Aim of the exercise: Restate the data exactly as given and keep the pictures out.

Information shown:
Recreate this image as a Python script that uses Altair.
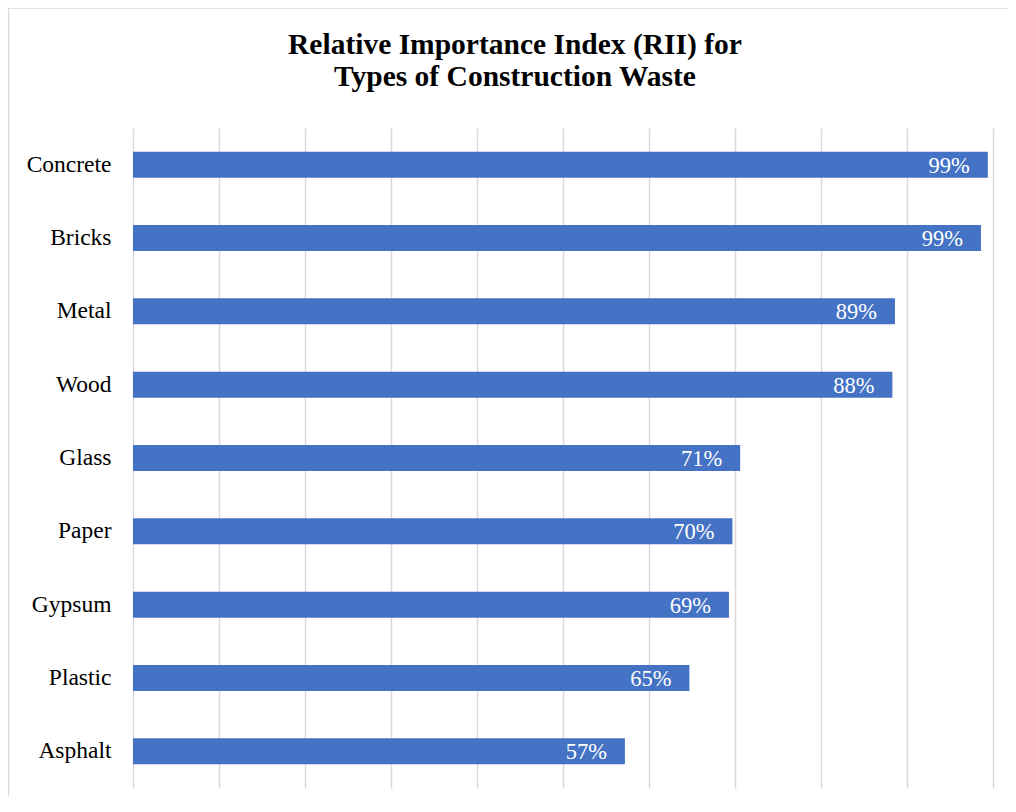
import altair as alt
import pandas as pd

categories = ["Concrete", "Bricks", "Metal", "Wood", "Glass", "Paper", "Gypsum", "Plastic", "Asphalt"]
rii_values = [0.994, 0.986, 0.886, 0.883, 0.706, 0.697, 0.693, 0.647, 0.572]
grid_values = [0.0, 0.1, 0.2, 0.3, 0.4, 0.5, 0.6, 0.7, 0.8, 0.9, 1.0]
title_lines = ["Relative Importance Index (RII) for", "Types of Construction Waste"]

df = pd.DataFrame({"Type": categories, "RII": rii_values})

SERIF = "Liberation Serif"

x_scale = alt.Scale(domain=[0, 1], nice=False, zero=True)
y_scale = alt.Scale(domain=categories, paddingInner=0.645, paddingOuter=0.3225)

base = alt.Chart(df)

bars = base.mark_bar(color="#4472C4").encode(
    x=alt.X("RII:Q", scale=x_scale,
            axis=alt.Axis(values=grid_values, labels=False, ticks=False, domain=False,
                          title=None, grid=True, gridColor="#d9d9d9", gridWidth=1.5)),
    y=alt.Y("Type:N", scale=y_scale, sort=categories,
            axis=alt.Axis(title=None, ticks=False, domain=False, labelFont=SERIF,
                          labelFontSize=23.5, labelColor="#000000", labelPadding=22,
                          grid=False)),
)

labels = base.mark_text(align="right", baseline="middle", dx=-18, dy=1, color="white",
                        font=SERIF, fontSize=22.5).encode(
    x=alt.X("RII:Q", scale=x_scale),
    y=alt.Y("Type:N", scale=y_scale, sort=categories),
    text=alt.Text("RII:Q", format=".0%"),
)

border = alt.Chart(pd.DataFrame({"b": [0]})).mark_rect(
    fill=None, stroke="#d9d9d9", strokeWidth=1.5
).encode(
    x=alt.value(-124.5),
    x2=alt.value(920),
    y=alt.value(-120),
    y2=alt.value(700),
)

title = alt.Chart(pd.DataFrame({"b": [0]})).mark_text(
    align="center", baseline="alphabetic", font=SERIF, fontSize=29.5,
    fontWeight="bold", color="#000000", lineHeight=32
).encode(
    x=alt.value(382),
    y=alt.value(-74),
    text=alt.value(title_lines),
)

chart = alt.layer(border, title, bars, labels).properties(
    width=860,
    height=660,
    autosize=alt.AutoSizeParams(type="none"),
    padding={"left": 125, "top": 120, "right": 15, "bottom": 8},
).configure_view(stroke=None)

chart.save("out.html", embed_options={"renderer": "svg", "actions": False})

Answer to this problem:
Recreate this image as a Python script that uses Altair.
import altair as alt
import pandas as pd

categories = ["Concrete", "Bricks", "Metal", "Wood", "Glass", "Paper", "Gypsum", "Plastic", "Asphalt"]
rii_values = [0.994, 0.986, 0.886, 0.883, 0.706, 0.697, 0.693, 0.647, 0.572]
grid_values = [0.0, 0.1, 0.2, 0.3, 0.4, 0.5, 0.6, 0.7, 0.8, 0.9, 1.0]
title_lines = ["Relative Importance Index (RII) for", "Types of Construction Waste"]

df = pd.DataFrame({"Type": categories, "RII": rii_values})

SERIF = "Liberation Serif"

x_scale = alt.Scale(domain=[0, 1], nice=False, zero=True)
y_scale = alt.Scale(domain=categories, paddingInner=0.645, paddingOuter=0.3225)

base = alt.Chart(df)

bars = base.mark_bar(color="#4472C4").encode(
    x=alt.X("RII:Q", scale=x_scale,
            axis=alt.Axis(values=grid_values, labels=False, ticks=False, domain=False,
                          title=None, grid=True, gridColor="#d9d9d9", gridWidth=1.5)),
    y=alt.Y("Type:N", scale=y_scale, sort=categories,
            axis=alt.Axis(title=None, ticks=False, domain=False, labelFont=SERIF,
                          labelFontSize=23.5, labelColor="#000000", labelPadding=22,
                          grid=False)),
)

labels = base.mark_text(align="right", baseline="middle", dx=-18, dy=1, color="white",
                        font=SERIF, fontSize=22.5).encode(
    x=alt.X("RII:Q", scale=x_scale),
    y=alt.Y("Type:N", scale=y_scale, sort=categories),
    text=alt.Text("RII:Q", format=".0%"),
)

border = alt.Chart(pd.DataFrame({"b": [0]})).mark_rect(
    fill=None, stroke="#d9d9d9", strokeWidth=1.5
).encode(
    x=alt.value(-124.5),
    x2=alt.value(920),
    y=alt.value(-120),
    y2=alt.value(700),
)

title = alt.Chart(pd.DataFrame({"b": [0]})).mark_text(
    align="center", baseline="alphabetic", font=SERIF, fontSize=29.5,
    fontWeight="bold", color="#000000", lineHeight=32
).encode(
    x=alt.value(382),
    y=alt.value(-74),
    text=alt.value(title_lines),
)

chart = alt.layer(border, title, bars, labels).properties(
    width=860,
    height=660,
    autosize=alt.AutoSizeParams(type="none"),
    padding={"left": 125, "top": 120, "right": 15, "bottom": 8},
).configure_view(stroke=None)

chart.save("out.html", embed_options={"renderer": "svg", "actions": False})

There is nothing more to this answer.